Creating a valid DFD requires a methodical approach. Follow these steps to ensure accuracy.

Step 1: Identify External Entities

List all sources and destinations of data. Ask: Who interacts with this system? What external systems send data to it?

Step 2: Define the Context Diagram

Draw the system as one bubble. Connect external entities with labeled arrows. This sets the boundary.

Step 3: Identify Major Processes

Break the context bubble into major functional areas. What are the main jobs the system performs?

Step 4: Add Data Stores

Identify where data is saved. Ensure every store is connected to at least one process.

Step 5: Draw Data Flows

Connect components with arrows. Label every arrow with the specific data moving.

Step 6: Validate and Balance

Check for black holes, miracles, and balancing. Ensure data is not lost or created magically.

Common Pitfalls to Avoid 🚫

Even experienced engineers can make mistakes. Awareness of common errors prevents rework later.

Over-Engineering: Trying to model every single detail in Level 0. Keep it high-level.
Control Flow Confusion: Including buttons, menus, or user actions. DFDs track data, not UI events.
Missing Feedback Loops: Forgetting that data often returns to a process for validation.
Vague Labels: Using terms like “Info” or “Data”. Be specific: “User Credentials” or “Sales Report”.
Disconnected Components: Leaving a process or store without any flow. Everything must connect.

DFDs in Modern Engineering Contexts 🚀

While the core principles remain unchanged, the application of DFDs has evolved with modern architectures.

Microservices Architecture

In distributed systems, DFDs are crucial for mapping API interactions. They help visualize how services communicate without tight coupling. Each service becomes a process node, and API endpoints become data flows.

Cloud Integration

When integrating with cloud storage or third-party APIs, DFDs clarify data residency. They help determine which data leaves the internal network and where it is stored.

Security Analysis

DFDs are excellent for identifying security risks. By tracing data flows, teams can spot where sensitive data (like passwords) might be exposed or transmitted unencrypted.

Best Practices for Clarity ✅

To ensure your diagrams are effective, adhere to these stylistic recommendations.

Consistency: Use the same notation style throughout the document.
Color Coding: Use colors to distinguish between different types of flows (e.g., internal vs. external).
White Space: Do not crowd the diagram. Use spacing to improve readability.
Versioning: Keep track of diagram versions. Systems change, and diagrams must evolve with them.
Review Sessions: Walk through diagrams with stakeholders. Ambiguities often surface during discussion.

Handling Complex Logic 🔀

Sometimes, logic is too complex for a standard DFD. Here is how to handle edge cases.

Conditional Flows

If data flow depends on a condition, represent this in the label. For example: “Valid Login” vs. “Invalid Login”. Do not use decision diamonds; keep them as processes.

Iterative Processes

For loops or repeated actions, use a process name that implies iteration, such as “Loop Validation”. Avoid drawing circular arrows unless necessary for clarity.

Parallel Processing

If multiple processes happen simultaneously, group them visually or use distinct sub-diagrams to avoid crossing lines.

The Role of the Analyst 🧐

The Data Flow Diagram is ultimately a communication tool. The analyst acts as the translator between business needs and technical reality.

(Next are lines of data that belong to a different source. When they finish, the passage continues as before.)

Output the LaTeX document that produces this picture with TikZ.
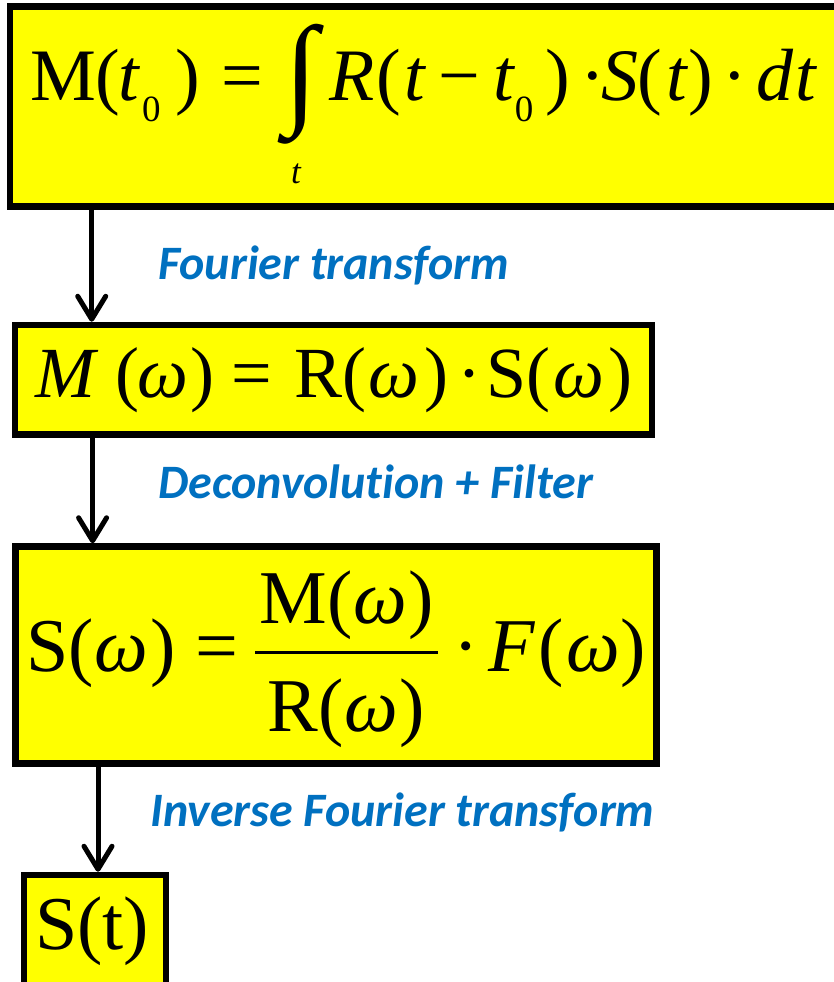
\documentclass[tikz,border=0pt]{standalone}
\usepackage{fontspec}
\usepackage{graphicx}
\setmainfont{Liberation Serif}
\newfontfamily\labfont{Carlito}[Ligatures=NoCommon]
\usetikzlibrary{arrows.meta}
\definecolor{boxyellow}{RGB}{255,255,0}
\definecolor{labblue}{RGB}{0,112,192}
\newcommand{\fs}[1]{\fontsize{#1}{#1}\selectfont}
\newcommand{\sbz}{\raisebox{-21pt}{\fs{37}0}}
\tikzset{
  box/.style={draw=black, fill=boxyellow, line width=6.5pt, inner sep=0pt, outer sep=3.25pt, rectangle},
  flow/.style={line width=5pt, -{Straight Barb[length=23pt,width=28pt,line cap=round,line join=round]}},
  lab/.style={text=labblue, font=\labfont\bfseries\itshape\fs{48}, anchor=base west, inner sep=0pt},
  eq/.style={anchor=base west, inner sep=0pt, font=\fs{74}},
  eqc/.style={anchor=base, inner sep=0pt, font=\fs{76}},
}
\begin{document}
\begin{tikzpicture}[x=1pt,y=-1pt]
\useasboundingbox (0,0) rectangle (833,982);
% boxes
\node[box, minimum width=835pt, minimum height=200pt] (top) at (427.5,106.7) {};
\node[box, minimum width=637pt, minimum height=109.5pt] (b2) at (333.5,379.75) {};
\node[box, minimum width=641pt, minimum height=217pt] (b3) at (336,655) {};
\node[box, minimum width=142pt, minimum height=125pt] (b4) at (95,937.5) {};
% top formula
\node[eq] (eqA) at (29.8,100.7) {M(\hspace{-2pt}{\itshape t}\hspace{3pt}\sbz\hspace{15pt})\hspace{21pt}=};
\node[inner sep=0pt] (int) at (301,84) {\resizebox*{!}{120pt}{∫}};
\node[anchor=base, inner sep=0pt, font=\itshape\fs{35}] (lim) at (296,183) {t};
\node[eq] (eqB) at (329,100.7) {{\itshape R}\hspace{2pt}(\hspace{3pt}{\itshape t}\hspace{14pt}−\hspace{13pt}{\itshape t}\hspace{1pt}\sbz\hspace{12pt})\hspace{10pt}·\hspace{-3pt}{\itshape S}\hspace{-1pt}(\hspace{4pt}{\itshape t}\hspace{2pt})\hspace{9pt}·\hspace{9pt}{\itshape d}\hspace{2pt}{\itshape t}};
% box 2 formula
\node[eq, font=\fs{72}] (eq2) at (35,397) {{\itshape M}\hspace{20pt}(\hspace{-2pt}{\itshape ω}\hspace{3pt})\hspace{17pt}=\hspace{22pt}R(\hspace{2pt}{\itshape ω}\hspace{5pt})\hspace{9pt}·\hspace{5pt}S(\hspace{3pt}{\itshape ω}\hspace{4pt})};
% box 3 formula
\node[eq, font=\fs{76}] (eq3a) at (26,671.7) {S(\hspace{1pt}{\itshape ω}\hspace{2pt})\hspace{20pt}=};
\node[eqc] (num) at (346.5,623) {M(\hspace{1pt}{\itshape ω}\hspace{1pt})};
\node[eqc] (den) at (346,731.7) {R(\hspace{1pt}{\itshape ω}\hspace{1pt})};
\coordinate (barL) at (255,652.7);
\coordinate (barR) at (438,652.7);
\draw[line width=3.5pt] (barL) -- (barR);
\node[eq, font=\fs{76}] (eq3b) at (453.7,671.7) {·\hspace{9pt}{\itshape F}\hspace{4pt}(\hspace{3pt}{\itshape ω}\hspace{0pt})};
% box 4
\node[eq, font=\fs{76}] (eq4) at (34.8,949) {S(t)};
% arrows
\coordinate (x1) at (91.7,0);
\coordinate (x2) at (92.6,0);
\coordinate (x3) at (98,0);
\draw[flow] (top.south -| x1) -- (b2.north -| x1);
\draw[flow] (b2.south -| x2) -- (b3.north -| x2);
\draw[flow] (b3.south -| x3) -- (b4.north -| x3);
% labels
\node[lab] (l1) at (158,279) {Fourier transform};
\node[lab] (l2) at (158,498) {Deconvolution + Filter};
\node[lab] (l3) at (150,826) {Inverse Fourier transform};
\end{tikzpicture}
\end{document}
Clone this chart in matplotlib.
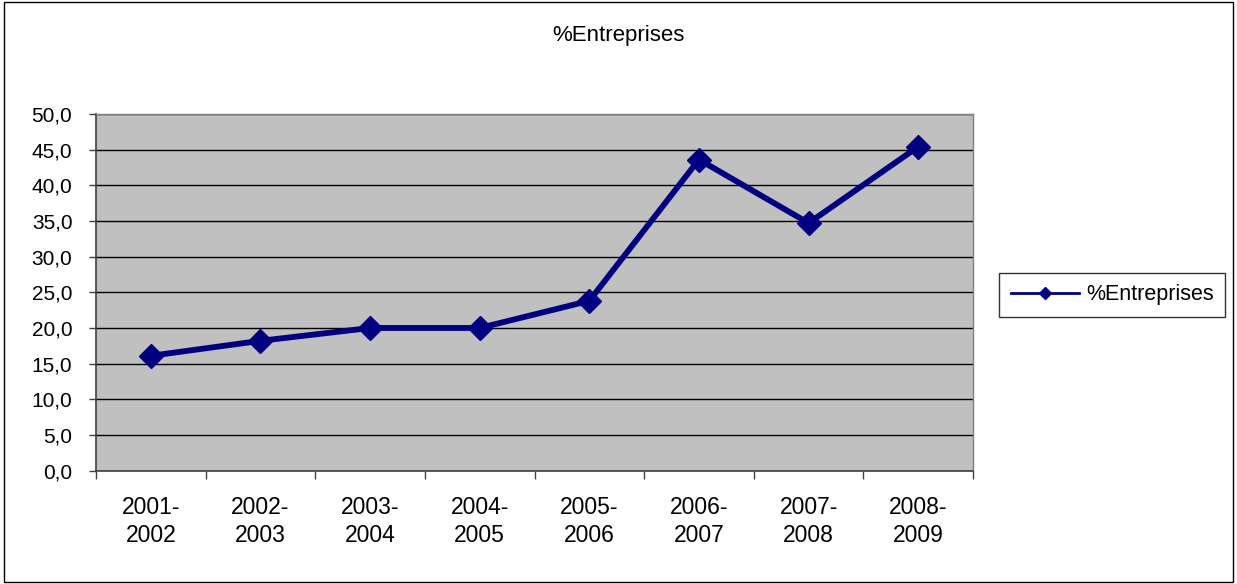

Listen First: Understand the business goal before drawing.
Iterate: First drafts are rarely perfect. Expect revisions.
Question Assumptions: If a data flow seems obvious, verify it. Assumptions lead to gaps.
Document Assumptions: If a flow is implied but not shown, note it in the legend.

Future Trends in System Modeling 📈

As systems become more dynamic, static diagrams face challenges. However, the core concept of data flow remains relevant.

Dynamic DFDs: Some modern tools allow for time-based flows, showing data movement over specific intervals.
Automated Generation: Code analysis tools are beginning to generate DFDs from existing codebases for documentation purposes.
Integration with DevOps: Diagrams are increasingly linked to deployment pipelines to visualize data dependencies in CI/CD.

Summary of Key Takeaways 📝

Data Flow Diagrams are indispensable for understanding system behavior. They provide a clear map of information movement, ensuring that no data is lost or created without cause.

Use DFDs for requirements analysis, not implementation coding.
Respect the four components: Entities, Processes, Stores, Flows.
Follow the hierarchy: Context -> Level 0 -> Level 1.
Avoid black holes and miracles to maintain logical consistency.
Label everything clearly to prevent ambiguity.

By mastering the structure and rules of DFDs, engineers can build systems that are robust, maintainable, and aligned with business goals. The visual language of data flow remains a powerful asset in the software engineering toolkit, transcending specific technologies and methodologies.

Frequently Asked Questions ❓

Q: Can a process update a data store without an output flow?

A: No. A process must produce some output, even if it is a confirmation message. The update itself is an interaction with the store, but the process needs to return control or data.

Q: Should I include user interface screens?

A: No. UI elements are not data processes. They are interfaces for users to enter data into external entities or processes.

Q: How many levels should a DFD have?

A: Typically 2 or 3. More than 3 levels often indicates the system is too complex to model effectively in one diagram set.